If we only learned more about history we might be more thankful for where we really are.
If we eliminated billionaires would everyone have healthcare, a decent roof over their head, and other basic things?
I generally believe that to not be the case. The government misspends (to an extent) the money it has now. So the solution is to give them more money to misspend?
I feel like we could have like a >95% income tax when you are worth more than like $20 million and it wouldnt actually matter too much to the people who would cap it out? Of course, its a 4000x decrease in wealth for some people, but at that level, when you're getting over 10 million, its basically infinite money anyway. There is no real gain from having 800 billion over having 20 million. What are you going to do with 800 billion dollars? Buy a thousand mega-mansions?
Discuss?
This seems very controversial to me. Why does increasing wealth eventually cause negative outcomes? What do you mean by “make it hard”?
This article skips over justifying its argument.
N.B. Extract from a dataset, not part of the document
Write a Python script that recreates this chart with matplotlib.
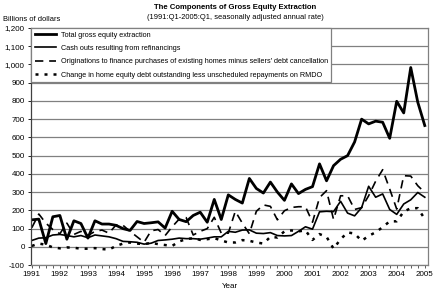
import numpy as np
import matplotlib
matplotlib.use("Agg")
import matplotlib.pyplot as plt
from matplotlib.ticker import FuncFormatter, MultipleLocator

plt.rcParams['font.family'] = ['Liberation Sans', 'DejaVu Sans']

# quarterly, 1991:Q1 - 2005:Q1, billions of dollars
start_year = 1991
total_gross = [148, 152, 18, 165, 172, 42, 143, 128, 48, 143, 125, 125,
               118, 100, 90, 139, 128, 132, 137, 103, 195, 150, 138, 172,
               190, 135, 260, 150, 285, 260, 240, 375, 320, 295, 355, 300,
               255, 345, 292, 315, 330, 455, 362, 445, 480, 500, 575, 700,
               674, 689, 683, 595, 798, 734, 983, 793, 665]
cash_outs = [35, 48, 50, 65, 68, 62, 55, 62, 50, 65, 60, 55,
             45, 30, 28, 25, 15, 20, 35, 38, 42, 48, 45, 45,
             42, 48, 55, 55, 85, 80, 92, 93, 75, 73, 78, 62,
             60, 62, 85, 110, 97, 192, 195, 193, 250, 185, 170, 215,
             332, 272, 290, 205, 178, 235, 258, 298, 272]
originations = [105, 180, 130, 95, 72, 130, 68, 85, 62, 85, 92, 75,
                120, 118, 85, 55, 25, 88, 95, 62, 110, 152, 160, 65,
                85, 100, 162, 75, 75, 195, 130, 72, 195, 230, 222, 148,
                198, 216, 220, 220, 135, 270, 308, 150, 280, 280, 205, 215,
                280, 360, 423, 317, 207, 390, 388, 335, 298]
home_equity = [5, 18, 12, -3, -8, -3, -5, -10, -10, -7, -12, -15,
               5, 18, 24, 18, 15, 22, 15, 10, 5, 30, 42, 48,
               38, 42, 48, 35, 24, 24, 37, 33, 24, 18, 55, 51,
               85, 90, 85, 90, 38, 70, 55, -10, 42, 79, 73, 33,
               60, 80, 108, 140, 140, 193, 212, 212, 153]

labels = ["Total gross equity extraction",
          "Cash outs resulting from refinancings",
          "Originations to finance purchases of existing homes minus sellers' debt cancellation",
          "Change in home equity debt outstanding less unscheduled repayments on RMDO"]

years = list(range(1991, 2006))
quarters = start_year + np.arange(len(total_gross)) / 4.0

fig = plt.figure(figsize=(4.36, 2.91), dpi=100)
ax = fig.add_axes([0.071, 0.089, 0.911, 0.815])

grid_col = '#808080'
ax.set_ylim(-100, 1200)
ax.set_xlim(1990.97, 2005.12)
ax.yaxis.set_major_locator(MultipleLocator(100))
ax.yaxis.set_major_formatter(FuncFormatter(lambda v, p: f"{v:,.0f}"))
ax.set_xticks(years)
ax.set_xticklabels([str(y) for y in years])
ax.xaxis.set_minor_locator(MultipleLocator(0.25))
ax.grid(axis='y', color=grid_col, linewidth=0.9)
ax.set_axisbelow(True)
for s in ax.spines.values():
    s.set_color(grid_col)
    s.set_linewidth(0.9)
ax.spines['left'].set_color('#404040')
ax.tick_params(axis='both', labelsize=5.8, colors='black', width=0.6, length=2.5, pad=2)
ax.tick_params(axis='x', which='minor', length=2, width=0.6, color='#404040')
ax.tick_params(axis='x', which='major', color='#404040')

ax.plot(quarters, total_gross, color='black', lw=2.0, label=labels[0])
ax.plot(quarters, cash_outs, color='black', lw=1.2, label=labels[1])
ax.plot(quarters, originations, color='black', lw=1.2, linestyle=(0, (5, 3.5)), label=labels[2])
ax.plot(quarters, home_equity, color='black', lw=1.8, linestyle=(0, (1.2, 2.4)), label=labels[3])

leg = ax.legend(loc='upper left', bbox_to_anchor=(0, 1), borderaxespad=0,
                fontsize=5.2, fancybox=False, framealpha=1, edgecolor=grid_col,
                handlelength=3.0, labelspacing=0.87, borderpad=0.5, handletextpad=0.6)
leg.get_frame().set_linewidth(0.9)

ax.set_xlabel("Year", fontsize=5.8, labelpad=3)

fig.text(0.54, 0.985, "The Components of Gross Equity Extraction", ha='center', va='top',
         fontsize=5.6, fontweight='bold')
fig.text(0.54, 0.952, "(1991:Q1-2005:Q1, seasonally adjusted annual rate)", ha='center', va='top',
         fontsize=5.4)
fig.text(0.007, 0.945, "Billions of dollars", ha='left', va='top', fontsize=5.4)

fig.savefig("out.png", dpi=100)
I don’t think, for example, that someone should have come along to Warren Buffett in the late 80s and said: “Your company is too successful, you can’t be the full owner of it anymore”
Individual, founder-led companies are a good thing, especially if the companies are very successful. You’re more likely to force these companies into being led by investors and private equity if you don’t let the founders lead them.
Ironically, what produces billionaires quite reliably, is precisely the growing global middle class, which is now estimated to number around four billion. If 4 billion people can spend, say, 200 USD a month on various non-necessities, much of that enormous stream of cash will naturally flow to some big corporations producing universally demanded services and will make their main shareholders billionaires.
If Africa ever gets to the living standards of Asia, expect even more billionaires. Etc.